Die Verletzung von Informationspflichten bei Abschluss eines Vertrages, unrichtige oder unvollständige Angaben über eine Eigenschaft der vermittelten Kaufsache gewähren aber nach allgemeinen schadenersatzrechtlichen Grundsätzen nicht den Ersatz des Nichterfüllungsschadens, sondern billigen dem Geschädigten den Ersatz jenes Schadens zu, den er im Vertrauen auf die korrekte Erfüllung des Maklervertrags erlitten hat. Zu ersetzen ist demnach der Vertrauensschaden, nicht aber das positive Erfüllungsinteresse (vgl SZ 70/99: Prospekthaftung wegen Verletzung einer Aufklärungspflicht; SZ 69/240: Haftung eines Geschäftsführers bei Verletzung einer Aufklärungspflicht; 1 Ob 524/94: Vertrauensschaden bei Verletzung einer Aufklärungspflicht; SZ 64/104: Haftung des Verwalters bei Verletzung einer Aufklärungspflicht; RIS Justiz RS0016377).

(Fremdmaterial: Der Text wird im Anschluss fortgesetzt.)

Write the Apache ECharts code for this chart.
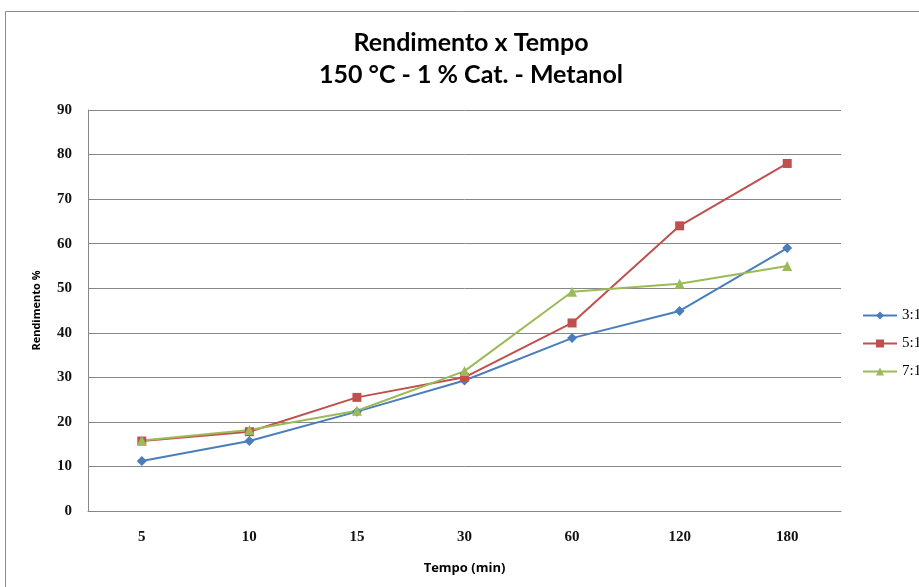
<!DOCTYPE html>
<html><head><meta charset="utf-8">
<script src="https://cdn.jsdelivr.net/npm/echarts@6/dist/echarts.min.js"></script>
<style>html,body{margin:0;padding:0;background:#fff}#c{width:919px;height:587px}</style>
</head><body><div id="c"></div>
<script>
const categories = ['5','10','15','30','60','120','180'];
const s31 = [11.2, 15.7, 22.3, 29.3, 38.8, 44.9, 59.0];
const s51 = [15.7, 17.8, 25.5, 30.0, 42.2, 64.0, 78.0];
const s71 = [15.8, 18.2, 22.5, 31.4, 49.2, 51.0, 55.0];
const seriesNames = ['3:1','5:1','7:1'];

const chart = echarts.init(document.getElementById('c'));
const lab = {fontFamily:'Liberation Serif', fontWeight:'bold', fontSize:15, color:'#111'};
function mk(name, data, color, symbol, size){
  return {name, type:'line', data, symbol, symbolSize:size, showSymbol:true,
    lineStyle:{color, width:2}, itemStyle:{color}, emphasis:{disabled:true}, z:3};
}
chart.setOption({
  animation:false,
  graphic:[{type:'rect', shape:{x:5.5,y:11.5,width:1000,height:700}, style:{fill:null, stroke:'#8c8c8c', lineWidth:1}, silent:true}],
  title:{text:'Rendimento x Tempo\n150 °C - 1 % Cat. - Metanol', left:466, top:22, textAlign:'center',
    textStyle:{fontFamily:'Lato', fontWeight:'bold', fontSize:25, lineHeight:32, color:'#000'}},
  legend:{orient:'vertical', left:857, top:303, itemGap:13, itemWidth:34, itemHeight:10,
    data:seriesNames, textStyle:{fontFamily:'Liberation Serif', fontSize:15, color:'#000'}},
  grid:{left:88, right:78, top:110, bottom:76, containLabel:false},
  xAxis:{type:'category', data:categories, boundaryGap:true,
    name:'Tempo (min)', nameLocation:'middle', nameGap:51,
    nameTextStyle:{fontFamily:'Open Sans', fontWeight:'bold', fontSize:13, color:'#000'},
    axisLine:{lineStyle:{color:'#868686', width:1}}, axisTick:{show:false},
    axisLabel:Object.assign({margin:19}, lab)},
  yAxis:{type:'value', min:0, max:90, interval:10,
    name:'Rendimento %', nameLocation:'middle', nameGap:46, nameRotate:90,
    nameTextStyle:{fontFamily:'Open Sans', fontWeight:'bold', fontSize:11, color:'#000'},
    axisLine:{show:true, lineStyle:{color:'#868686', width:1}}, axisTick:{show:false},
    splitLine:{lineStyle:{color:'#868686', width:1}},
    axisLabel:Object.assign({margin:16}, lab)},
  series:[
    mk('3:1', s31, '#4A7EBB', 'diamond', 10),
    mk('5:1', s51, '#C0504D', 'rect', 9),
    mk('7:1', s71, '#9BBB59', 'triangle', 10)
  ]
});
</script></body></html>
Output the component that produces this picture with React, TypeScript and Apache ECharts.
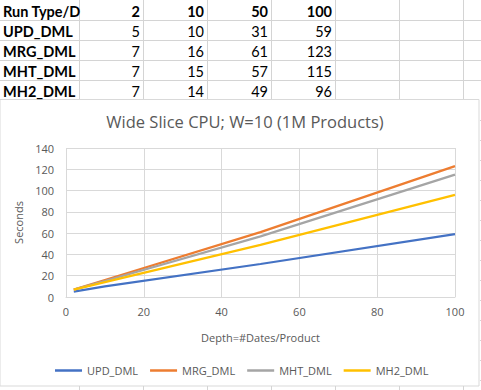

Damit liegt in der Frage des Haftungsumfangs des Maklers für Schadenersatzforderungen wegen unrichtiger Angaben bei Vermittlung eines Kaufvertrages keine Rechtsfrage im Sinn des § 502 Abs 1 ZPO begründet.

Dass die Klägerin im Umfang ihres Schadenersatzbegehrens nur positives Interesse geltend gemacht hat, zieht die Revisionswerberin nicht in Zweifel.

Damit erweist sich auch ihre außerordentliche Revision als unzulässig.